Benyamin Netanyahou está há quase três meses a responder ao monstruoso ataque do Hamas em 7 de outubro, com um dilúvio de bombas sobre civis palestinianos. Naquele dia de ignomínia morreram 1200 pessoas, a maior parte com cidadania de Israel. Nestes quase três meses de vingança contínua sobre quem vivia nesse pedaço fantasma de projeto de estado palestiniano que é Gaza, já morreram mais de 22 mil pessoas. Quase todas civis. Estamos a testemunhar, de modo passivo, a brutal regressão do direito internacional humanitário.

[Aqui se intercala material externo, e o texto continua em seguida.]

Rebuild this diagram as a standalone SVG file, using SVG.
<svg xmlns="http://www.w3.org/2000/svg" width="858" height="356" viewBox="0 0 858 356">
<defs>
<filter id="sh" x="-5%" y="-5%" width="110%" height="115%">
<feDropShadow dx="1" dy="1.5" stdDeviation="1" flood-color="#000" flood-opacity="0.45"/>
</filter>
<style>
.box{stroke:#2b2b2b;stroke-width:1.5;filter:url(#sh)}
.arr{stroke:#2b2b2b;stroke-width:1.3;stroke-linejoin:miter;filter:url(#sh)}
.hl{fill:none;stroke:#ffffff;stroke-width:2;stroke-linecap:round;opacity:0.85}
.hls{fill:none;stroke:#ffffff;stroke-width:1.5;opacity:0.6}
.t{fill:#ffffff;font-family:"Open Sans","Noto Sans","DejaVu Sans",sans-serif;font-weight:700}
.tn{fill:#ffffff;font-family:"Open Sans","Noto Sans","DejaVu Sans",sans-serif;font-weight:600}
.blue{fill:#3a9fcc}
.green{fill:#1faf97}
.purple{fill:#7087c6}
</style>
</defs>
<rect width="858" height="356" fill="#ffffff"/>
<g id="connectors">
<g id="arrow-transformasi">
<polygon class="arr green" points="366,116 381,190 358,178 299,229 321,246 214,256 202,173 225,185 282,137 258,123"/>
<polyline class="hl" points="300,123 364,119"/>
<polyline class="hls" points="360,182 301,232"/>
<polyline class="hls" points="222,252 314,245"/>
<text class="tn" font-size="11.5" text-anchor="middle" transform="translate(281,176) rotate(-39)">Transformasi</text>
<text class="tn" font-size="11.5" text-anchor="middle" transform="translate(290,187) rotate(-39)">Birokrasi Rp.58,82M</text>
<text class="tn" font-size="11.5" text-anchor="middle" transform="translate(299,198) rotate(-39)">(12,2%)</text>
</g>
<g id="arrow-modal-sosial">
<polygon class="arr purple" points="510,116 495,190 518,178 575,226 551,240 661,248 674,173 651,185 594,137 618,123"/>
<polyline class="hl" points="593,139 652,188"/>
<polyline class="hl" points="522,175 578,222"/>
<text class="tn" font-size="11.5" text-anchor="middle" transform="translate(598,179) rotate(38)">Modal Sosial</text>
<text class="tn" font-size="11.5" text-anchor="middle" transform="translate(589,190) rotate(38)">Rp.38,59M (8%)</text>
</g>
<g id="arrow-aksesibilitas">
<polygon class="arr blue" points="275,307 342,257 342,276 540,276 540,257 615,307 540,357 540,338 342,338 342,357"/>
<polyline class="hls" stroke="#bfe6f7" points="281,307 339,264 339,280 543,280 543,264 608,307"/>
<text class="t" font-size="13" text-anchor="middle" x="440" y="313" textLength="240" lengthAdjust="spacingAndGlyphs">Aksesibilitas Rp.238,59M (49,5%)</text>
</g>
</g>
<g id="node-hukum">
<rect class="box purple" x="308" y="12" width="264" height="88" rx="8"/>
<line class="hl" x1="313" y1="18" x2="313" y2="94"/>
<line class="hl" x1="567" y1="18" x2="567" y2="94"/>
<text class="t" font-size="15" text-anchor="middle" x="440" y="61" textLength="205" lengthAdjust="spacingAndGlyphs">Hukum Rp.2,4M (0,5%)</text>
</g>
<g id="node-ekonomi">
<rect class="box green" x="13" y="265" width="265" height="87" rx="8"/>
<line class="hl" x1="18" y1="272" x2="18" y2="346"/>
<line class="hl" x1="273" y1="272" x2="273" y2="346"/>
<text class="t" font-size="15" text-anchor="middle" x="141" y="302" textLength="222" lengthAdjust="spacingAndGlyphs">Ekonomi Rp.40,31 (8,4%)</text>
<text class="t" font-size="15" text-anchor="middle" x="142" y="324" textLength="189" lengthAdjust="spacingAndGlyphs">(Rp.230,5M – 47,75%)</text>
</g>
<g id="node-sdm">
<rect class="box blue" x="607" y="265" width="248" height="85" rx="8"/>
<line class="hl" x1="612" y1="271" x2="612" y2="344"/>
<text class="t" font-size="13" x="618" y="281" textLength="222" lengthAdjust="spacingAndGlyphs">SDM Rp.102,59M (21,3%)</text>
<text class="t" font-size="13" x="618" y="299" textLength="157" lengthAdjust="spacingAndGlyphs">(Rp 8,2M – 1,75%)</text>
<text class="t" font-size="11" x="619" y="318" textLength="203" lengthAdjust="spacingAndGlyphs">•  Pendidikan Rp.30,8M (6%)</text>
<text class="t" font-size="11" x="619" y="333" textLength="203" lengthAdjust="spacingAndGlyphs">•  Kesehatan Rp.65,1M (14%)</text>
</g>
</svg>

A crueldade de batalhas no século XIX, designadamente a de Solférino, em que tropas franco piemontesas, comandadas por Napoleão III e por Vítor Emanuel II enfrentaram as de Francisco José da Áustria, no verão de 1859, na batalha pelo controlo do que é hoje o norte da Itália, levou a que no diálogo diplomático entrasse a discussão sobre a definição de regras sobre o modo de conduzir as guerras.
Por mais paradoxal que pareça ,numa engrenagem montada para que prevaleça a lei do mais forte, a realidade mostra que a discussão cresceu e, quase um século depois, após os massacres das duas grandes guerras mundiais, em 12 de agosto de 1949, os principais Estados do planeta subscreveram a Convenção de Genebra, que define as normas de direito internacional humanitário.

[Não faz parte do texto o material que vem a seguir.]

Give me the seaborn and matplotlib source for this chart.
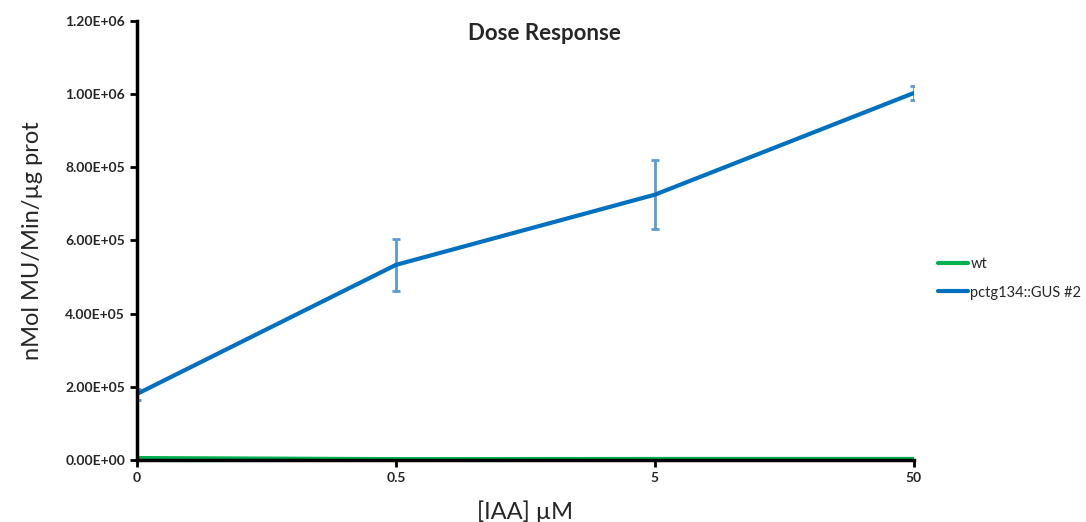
import pandas as pd
import matplotlib.pyplot as plt
import seaborn as sns

# Data
doses = ["0", "0.5", "5", "50"]
wt = [5000, 2000, 2500, 2500]
gus = [180000, 533000, 725000, 1003000]
gus_err = [15000, 71000, 94000, 18000]

green = "#00B050"
blue = "#0070C0"
err_blue = "#5B9BD5"


def main():
    sns.set_style("white")
    plt.rcParams['font.family'] = ['Lato', 'DejaVu Sans']

    df = pd.DataFrame({
        "dose": doses * 2,
        "value": wt + gus,
        "line": ["wt"] * 4 + ["pctg134::GUS #2"] * 4,
    })

    fig = plt.figure(figsize=(10.86, 5.22), dpi=100)
    ax = fig.add_axes([0.126, 0.119, 0.7156, 0.841])

    sns.lineplot(data=df, x="dose", y="value", hue="line",
                 palette={"wt": green, "pctg134::GUS #2": blue},
                 linewidth=3, ax=ax, sort=False)
    ax.errorbar(doses, gus, yerr=gus_err, fmt="none", ecolor=err_blue,
                elinewidth=2, capsize=3, capthick=2, zorder=1)

    ax.set_xlim(0, 3)
    ax.set_ylim(0, 1.2e6)
    ax.set_yticks([i * 2e5 for i in range(7)])
    ax.set_yticklabels([f"{i * 2e5:.2E}" for i in range(7)])

    for side in ["top", "right"]:
        ax.spines[side].set_visible(False)
    for side in ["left", "bottom"]:
        ax.spines[side].set_color("black")
        ax.spines[side].set_linewidth(2.5)
    ax.tick_params(axis="both", direction="out", length=5, width=2,
                   color="black", bottom=True, left=True, labelsize=10)
    for lab in ax.get_xticklabels() + ax.get_yticklabels():
        lab.set_fontweight("bold")

    ax.set_xlabel("[IAA] µM", fontsize=17, labelpad=12)
    ax.set_ylabel("nMol MU/Min/µg prot", fontsize=17, labelpad=16)
    fig.text(0.501, 0.923, "Dose Response", ha="center", va="baseline",
             fontsize=16, fontweight="bold")

    ax.legend(loc="center left", bbox_to_anchor=(0.852, 0.467),
              bbox_transform=fig.transFigure, frameon=False,
              fontsize=10.5, handlelength=2.0, labelspacing=1.0,
              handletextpad=0.2)

    fig.savefig("out.png", dpi=100)
    plt.close(fig)


if __name__ == "__main__":
    main()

A Convenção de Genebra estipula a proteção aos combatentes de todas as partes que estejam feridos ou doentes.
Entre as cláusulas imperativas, figura o respeito pelas populações civis, e pelos seus meios de sobrevivência, especificamente água, alimentos, medicamentos e energia. Em caso de penúria, o abastecimento das populações através de organizações humanitárias imparciais.
Também é proscrita pela Convenção, a tomada de reféns, e qualquer prática cruel, humilhante ou degradante.
Ficou definido que estas regras devem ser respeitadas por todos, signatários ou não da Convenção, sejam Estados ou outras partes em confronto armado.
Ora, tudo isto que a Convenção de Genebra interdita está a acontecer neste momento na Ucrânia e em Gaza.
Desde o começo da invasão da Ucrânia, vai para dois anos, o atacante russo visa deliberadamente populações civis. É uma realidade agravada na última semana, com disparos sobre residências, um hotel e uma escola, como aconteceu em Kharkiv.
Há a novidade de a Ucrânia estar a usar o mesmo método, com o ataque dos últimos dias a alvos civis em Belgogrod, cidade russa perto da fronteira.
Em Gaza, a resposta israelita ao massacre cometido em 7 de outubro pelo Hamas em solo israelita visa oficialmente erradicar este movimento. Mas os factos mostram que as vítimas são, sobretudo, civis, grande parte mulheres e crianças. Sabe-se que 1,8 milhões de pessoas de Gaza estão deslocadas, muitas obrigadas a contínua busca de algum abrigo.Também se sabe que não vão poder voltar a casa porque todas as habitações estão a ser arrasadas, com tudo o que estava lá dentro.
O Hamas cometeu em 7 de outubro o que todas as convenções internacionais classificam como crimes de guerra. Mas essa violência não dá a Israel o direito a, em retaliação, ampliar esses crimes.
Apesar de quase três meses de barbárie em resposta à outra barbárie, Netanyahou não está a conseguir a libertação da totalidade dos reféns (uns 140 continuam sequestrados em condições inimagináveis, provavelmente nas fortalezas subterrâneas de que o Hamas continua a dispor) e não se vê que algum dia possa erradicar o Hamas da cabeça de tantos palestinianos.
O pior está pela frente, com ressentimento e ódio. Estamos em tempos de terrível regressão de décadas de bom avanço do direito humanitário. As escolhas dos cidadãos neste ano 2024 em alguns dos 75 países do mundo que vão a votos podem tornar o quadro ainda mais angustiante. A eleição neste caso mais determinante é a de novembro nos Estados Unidos da América. Os russos também votam já em março, mas aí nada de bom está no horizonte. Resta a esperança de que os eleitores dos EUA nos poupem a ainda mais inferno de ódios.